Возможно, он и хотел назначить «демонстраторов» и кураторов для каждой из этих дисциплин, но финансовое положение Общества не позволяло идти на такие расходы. Первым назначением, которое он произвел, стала замена покойного Роберта Гука новым секретарем – Фрэнсисом Гауксби, который вскоре (видимо, по наущению Ньютона) приступил к серии экспериментов с новым воздушным насосом.
Но высоконаучная атмосфера встреч Общества не могла держаться вечно. Оно по-прежнему во многом представляло собой ассоциацию дилетантов, поскольку в ту пору не существовало ни понятия «профессиональный ученый», ни его определения. Поэтому на его заседаниях серьезно обсуждались, например, такие темы, как появление на свет собаки без рта, пенис опоссума или целебные свойства коровьей мочи. Посетив одно из подобных заседаний, заграничный наблюдатель пренебрежительно заметил, что Общество напоминает ему «сборище аптекарей и им подобных». О Ньютоне же он сказал, что это «старый человек, слишком погруженный в свои обязанности мастера Монетного двора и в свои собственные дела, чтобы особенно печься о делах Общества».
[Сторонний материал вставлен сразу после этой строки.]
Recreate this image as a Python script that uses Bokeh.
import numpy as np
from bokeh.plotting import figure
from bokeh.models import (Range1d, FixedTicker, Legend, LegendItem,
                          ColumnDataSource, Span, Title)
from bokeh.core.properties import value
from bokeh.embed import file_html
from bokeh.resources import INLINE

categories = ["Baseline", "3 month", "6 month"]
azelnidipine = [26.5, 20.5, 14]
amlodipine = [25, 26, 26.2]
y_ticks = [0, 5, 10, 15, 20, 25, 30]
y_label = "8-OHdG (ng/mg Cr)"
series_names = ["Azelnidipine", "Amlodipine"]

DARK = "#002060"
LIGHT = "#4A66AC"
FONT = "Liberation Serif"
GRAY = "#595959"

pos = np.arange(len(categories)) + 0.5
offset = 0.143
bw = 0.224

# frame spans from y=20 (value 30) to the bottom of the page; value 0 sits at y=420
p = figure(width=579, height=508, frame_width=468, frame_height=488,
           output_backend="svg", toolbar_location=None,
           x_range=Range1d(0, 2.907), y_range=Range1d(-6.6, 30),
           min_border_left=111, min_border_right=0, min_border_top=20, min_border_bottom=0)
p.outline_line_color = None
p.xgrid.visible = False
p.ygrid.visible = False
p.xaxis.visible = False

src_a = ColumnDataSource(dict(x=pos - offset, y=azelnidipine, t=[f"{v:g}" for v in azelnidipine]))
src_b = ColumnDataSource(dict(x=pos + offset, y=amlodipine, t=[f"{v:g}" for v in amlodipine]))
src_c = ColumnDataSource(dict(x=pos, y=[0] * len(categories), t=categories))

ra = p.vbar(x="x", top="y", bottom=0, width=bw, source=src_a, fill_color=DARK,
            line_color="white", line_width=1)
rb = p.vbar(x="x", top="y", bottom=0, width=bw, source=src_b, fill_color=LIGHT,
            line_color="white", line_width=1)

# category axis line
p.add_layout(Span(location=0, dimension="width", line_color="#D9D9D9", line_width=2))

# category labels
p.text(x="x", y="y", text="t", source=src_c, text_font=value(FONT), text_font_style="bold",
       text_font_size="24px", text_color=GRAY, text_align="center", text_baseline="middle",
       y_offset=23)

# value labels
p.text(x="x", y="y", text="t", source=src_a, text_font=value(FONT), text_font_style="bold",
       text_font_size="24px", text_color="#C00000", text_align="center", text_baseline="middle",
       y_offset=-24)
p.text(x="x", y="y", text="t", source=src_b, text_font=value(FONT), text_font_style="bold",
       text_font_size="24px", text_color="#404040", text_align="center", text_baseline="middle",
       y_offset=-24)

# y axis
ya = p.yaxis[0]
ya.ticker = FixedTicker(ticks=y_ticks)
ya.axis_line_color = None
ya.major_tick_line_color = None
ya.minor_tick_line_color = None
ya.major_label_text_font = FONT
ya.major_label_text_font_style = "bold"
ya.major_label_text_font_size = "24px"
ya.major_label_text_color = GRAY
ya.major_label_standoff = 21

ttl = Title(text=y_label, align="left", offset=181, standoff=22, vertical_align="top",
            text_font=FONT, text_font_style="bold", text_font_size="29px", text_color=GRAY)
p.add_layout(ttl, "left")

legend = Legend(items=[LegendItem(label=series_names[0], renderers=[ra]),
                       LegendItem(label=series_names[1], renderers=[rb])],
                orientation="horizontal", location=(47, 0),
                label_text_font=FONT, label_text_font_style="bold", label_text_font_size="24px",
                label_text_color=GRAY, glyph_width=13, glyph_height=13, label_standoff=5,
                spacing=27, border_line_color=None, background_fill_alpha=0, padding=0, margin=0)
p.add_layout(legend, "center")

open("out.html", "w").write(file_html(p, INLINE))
Это не совсем так: не прошло и нескольких месяцев после выборов Ньютона на высокий пост президента Королевского общества, как он представил его членам свой долгожданный труд по оптике. Теперь, когда Гук, его старый соперник, был надежно погребен под землей, Ньютон счел возможным продолжить научные изыскания. Представляя их в Обществе, он добавил «Объявление», в котором разъяснял, что намеренно не публиковал свой труд с 1675 года, когда приступил к работе над ним: «Я желал избежать вовлечения в диспуты». Ньютон поручил Эдмонду Галлею прочесть эту работу перед Обществом, а также снабдить ее кратким изложением содержания и выводов.
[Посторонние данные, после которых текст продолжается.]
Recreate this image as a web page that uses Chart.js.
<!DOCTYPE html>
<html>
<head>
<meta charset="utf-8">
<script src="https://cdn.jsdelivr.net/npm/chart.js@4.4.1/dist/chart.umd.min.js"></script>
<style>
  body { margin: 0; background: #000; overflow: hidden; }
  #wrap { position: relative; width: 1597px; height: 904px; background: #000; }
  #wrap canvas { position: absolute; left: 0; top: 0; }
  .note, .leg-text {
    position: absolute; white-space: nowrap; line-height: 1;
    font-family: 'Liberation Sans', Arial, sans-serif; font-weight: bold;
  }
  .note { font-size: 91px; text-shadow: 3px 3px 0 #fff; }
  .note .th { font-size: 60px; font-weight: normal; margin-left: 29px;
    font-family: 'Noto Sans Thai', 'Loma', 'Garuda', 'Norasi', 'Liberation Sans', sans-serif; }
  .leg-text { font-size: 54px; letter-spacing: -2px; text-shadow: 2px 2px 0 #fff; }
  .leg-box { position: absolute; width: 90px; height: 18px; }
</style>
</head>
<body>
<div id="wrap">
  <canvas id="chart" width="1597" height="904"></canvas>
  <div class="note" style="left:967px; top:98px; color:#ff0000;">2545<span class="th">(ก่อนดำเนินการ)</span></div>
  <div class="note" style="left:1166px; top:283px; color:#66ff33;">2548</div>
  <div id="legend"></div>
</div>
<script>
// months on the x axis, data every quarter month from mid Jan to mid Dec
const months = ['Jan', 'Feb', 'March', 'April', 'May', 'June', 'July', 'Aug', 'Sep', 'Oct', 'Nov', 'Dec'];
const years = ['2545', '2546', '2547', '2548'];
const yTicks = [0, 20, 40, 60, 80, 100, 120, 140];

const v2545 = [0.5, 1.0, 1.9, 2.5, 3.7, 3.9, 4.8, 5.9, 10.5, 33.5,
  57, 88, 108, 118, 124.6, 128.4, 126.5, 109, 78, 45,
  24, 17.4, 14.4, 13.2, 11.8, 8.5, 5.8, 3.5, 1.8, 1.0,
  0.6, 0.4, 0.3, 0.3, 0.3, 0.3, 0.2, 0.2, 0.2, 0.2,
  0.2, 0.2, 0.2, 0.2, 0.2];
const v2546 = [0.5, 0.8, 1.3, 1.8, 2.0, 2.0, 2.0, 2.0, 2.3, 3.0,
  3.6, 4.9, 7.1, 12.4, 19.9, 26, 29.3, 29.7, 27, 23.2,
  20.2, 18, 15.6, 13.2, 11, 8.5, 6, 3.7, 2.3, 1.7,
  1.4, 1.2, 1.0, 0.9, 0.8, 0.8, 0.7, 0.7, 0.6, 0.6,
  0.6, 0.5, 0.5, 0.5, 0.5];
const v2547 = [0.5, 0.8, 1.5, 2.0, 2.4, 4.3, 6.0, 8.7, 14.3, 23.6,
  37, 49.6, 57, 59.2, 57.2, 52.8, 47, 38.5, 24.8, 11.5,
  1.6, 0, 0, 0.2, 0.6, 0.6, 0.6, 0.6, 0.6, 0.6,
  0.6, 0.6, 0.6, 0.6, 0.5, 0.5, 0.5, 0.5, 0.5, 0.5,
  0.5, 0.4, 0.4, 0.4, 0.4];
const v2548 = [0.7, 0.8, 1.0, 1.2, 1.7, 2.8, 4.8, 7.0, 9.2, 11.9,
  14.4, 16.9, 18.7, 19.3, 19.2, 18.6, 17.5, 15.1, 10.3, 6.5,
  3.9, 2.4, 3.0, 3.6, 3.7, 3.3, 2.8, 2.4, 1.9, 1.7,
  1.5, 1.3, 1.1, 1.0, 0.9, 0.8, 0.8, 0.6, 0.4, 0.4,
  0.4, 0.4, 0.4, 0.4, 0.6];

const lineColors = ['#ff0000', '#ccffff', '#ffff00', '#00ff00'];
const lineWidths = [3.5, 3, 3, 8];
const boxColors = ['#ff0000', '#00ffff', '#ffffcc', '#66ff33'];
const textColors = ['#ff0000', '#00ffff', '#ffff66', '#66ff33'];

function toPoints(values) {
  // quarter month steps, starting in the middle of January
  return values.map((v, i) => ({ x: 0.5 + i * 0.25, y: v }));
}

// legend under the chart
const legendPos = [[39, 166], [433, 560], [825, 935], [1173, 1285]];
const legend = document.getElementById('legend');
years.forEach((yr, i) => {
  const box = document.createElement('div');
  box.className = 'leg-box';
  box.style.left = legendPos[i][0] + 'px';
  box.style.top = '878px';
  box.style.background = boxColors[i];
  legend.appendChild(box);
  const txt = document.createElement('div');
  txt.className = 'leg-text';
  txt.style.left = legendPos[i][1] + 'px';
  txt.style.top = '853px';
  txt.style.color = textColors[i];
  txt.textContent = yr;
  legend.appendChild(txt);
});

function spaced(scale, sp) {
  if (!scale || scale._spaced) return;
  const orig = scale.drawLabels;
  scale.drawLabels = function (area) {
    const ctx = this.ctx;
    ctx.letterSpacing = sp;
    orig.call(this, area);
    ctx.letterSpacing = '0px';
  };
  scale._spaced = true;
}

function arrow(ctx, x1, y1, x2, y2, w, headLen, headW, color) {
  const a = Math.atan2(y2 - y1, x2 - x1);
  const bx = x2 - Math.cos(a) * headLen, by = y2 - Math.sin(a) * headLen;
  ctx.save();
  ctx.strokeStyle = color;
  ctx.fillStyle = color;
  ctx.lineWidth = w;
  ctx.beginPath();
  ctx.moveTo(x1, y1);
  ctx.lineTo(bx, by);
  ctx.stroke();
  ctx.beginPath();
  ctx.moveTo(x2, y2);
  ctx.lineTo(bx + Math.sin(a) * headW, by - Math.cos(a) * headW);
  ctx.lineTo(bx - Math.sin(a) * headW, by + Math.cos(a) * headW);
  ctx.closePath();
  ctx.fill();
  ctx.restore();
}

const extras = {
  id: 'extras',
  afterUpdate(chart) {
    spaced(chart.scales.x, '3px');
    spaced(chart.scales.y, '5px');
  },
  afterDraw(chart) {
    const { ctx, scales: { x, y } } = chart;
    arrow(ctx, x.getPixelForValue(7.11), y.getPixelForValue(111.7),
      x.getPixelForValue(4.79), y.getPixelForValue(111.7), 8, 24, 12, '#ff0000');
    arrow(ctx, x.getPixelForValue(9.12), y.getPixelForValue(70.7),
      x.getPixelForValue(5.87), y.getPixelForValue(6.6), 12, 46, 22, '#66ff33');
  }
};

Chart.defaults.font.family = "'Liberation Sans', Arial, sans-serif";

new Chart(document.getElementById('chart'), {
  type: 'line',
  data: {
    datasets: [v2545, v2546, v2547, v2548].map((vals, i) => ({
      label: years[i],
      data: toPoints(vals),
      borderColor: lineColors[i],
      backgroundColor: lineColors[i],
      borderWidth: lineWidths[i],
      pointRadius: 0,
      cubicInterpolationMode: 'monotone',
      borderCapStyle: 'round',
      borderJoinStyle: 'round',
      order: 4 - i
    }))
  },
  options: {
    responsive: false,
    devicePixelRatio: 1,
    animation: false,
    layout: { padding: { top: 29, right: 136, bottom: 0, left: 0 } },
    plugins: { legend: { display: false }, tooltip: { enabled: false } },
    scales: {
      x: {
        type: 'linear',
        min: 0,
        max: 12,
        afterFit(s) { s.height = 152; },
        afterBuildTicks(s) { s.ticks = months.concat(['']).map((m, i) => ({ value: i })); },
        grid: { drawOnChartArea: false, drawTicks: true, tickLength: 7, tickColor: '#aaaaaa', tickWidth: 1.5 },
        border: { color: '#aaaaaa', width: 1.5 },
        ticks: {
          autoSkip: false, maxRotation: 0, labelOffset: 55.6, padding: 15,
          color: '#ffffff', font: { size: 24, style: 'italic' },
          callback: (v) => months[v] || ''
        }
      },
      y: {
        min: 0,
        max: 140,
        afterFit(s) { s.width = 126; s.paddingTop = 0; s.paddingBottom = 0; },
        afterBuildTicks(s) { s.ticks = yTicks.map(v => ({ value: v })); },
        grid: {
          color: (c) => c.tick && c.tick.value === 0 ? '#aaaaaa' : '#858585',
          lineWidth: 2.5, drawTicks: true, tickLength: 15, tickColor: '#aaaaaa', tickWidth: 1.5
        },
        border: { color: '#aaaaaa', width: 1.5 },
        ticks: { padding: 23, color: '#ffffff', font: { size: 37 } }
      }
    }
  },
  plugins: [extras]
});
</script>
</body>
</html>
Ньютон начинал книгу с провозглашения своих намерений. «Замысел мой, – писал он, – состоит не в том, чтобы объяснить свойства света через некие гипотезы, но чтобы изложить и обосновать их путем рассуждений и опытов». Так он формулировал свое представление об экспериментальной науке – альтернативе гипотезам и теоретическим построениям натурфилософов, рассматривавших феномен света в былые годы. Кроме того, он написал эту книгу не по-латыни, как Principia Mathematica, а по-английски, чтобы она дошла до более широкого круга читателей-соотечественников. Текст и в самом деле наполнен описаниями экспериментов и наблюдений, структурирован согласно определениям и «задачам», аксиомам и доказательствам. Описывая первый опыт, Ньютон рассказывает, как взял «удлиненный лист жесткой черной бумаги» и направил на него свет, идущий от призмы, которая была расположена в затемненной комнате. Далее, в подробном отчете о серии кропотливых опытов, он демонстрирует, что «цвета не суть качества света… но его изначальные и врожденные свойства» и что «белизна» – не чистый цвет, а смесь «бесчисленных» цветов. К этим выводам он пришел еще много лет назад, но только теперь он предлагал их изумленным читателям. Цвета – не вторичный признак (свойство) света, они – неотъемлемая часть Божественного творения и являются светом. Он перечисляет семь цветов спектра – красный, оранжевый, желтый, зеленый, голубой, синий и фиолетовый – и проводит аналогию с семью нотами музыкальной гаммы. Первоначально выделяли всего три цвета спектра, однако Ньютон настаивал, что их должно быть семь – согласно пифагоровым принципам гармонии. Пожалуй, в этом проявлялось и математическое, и мистическое восприятие Вселенной.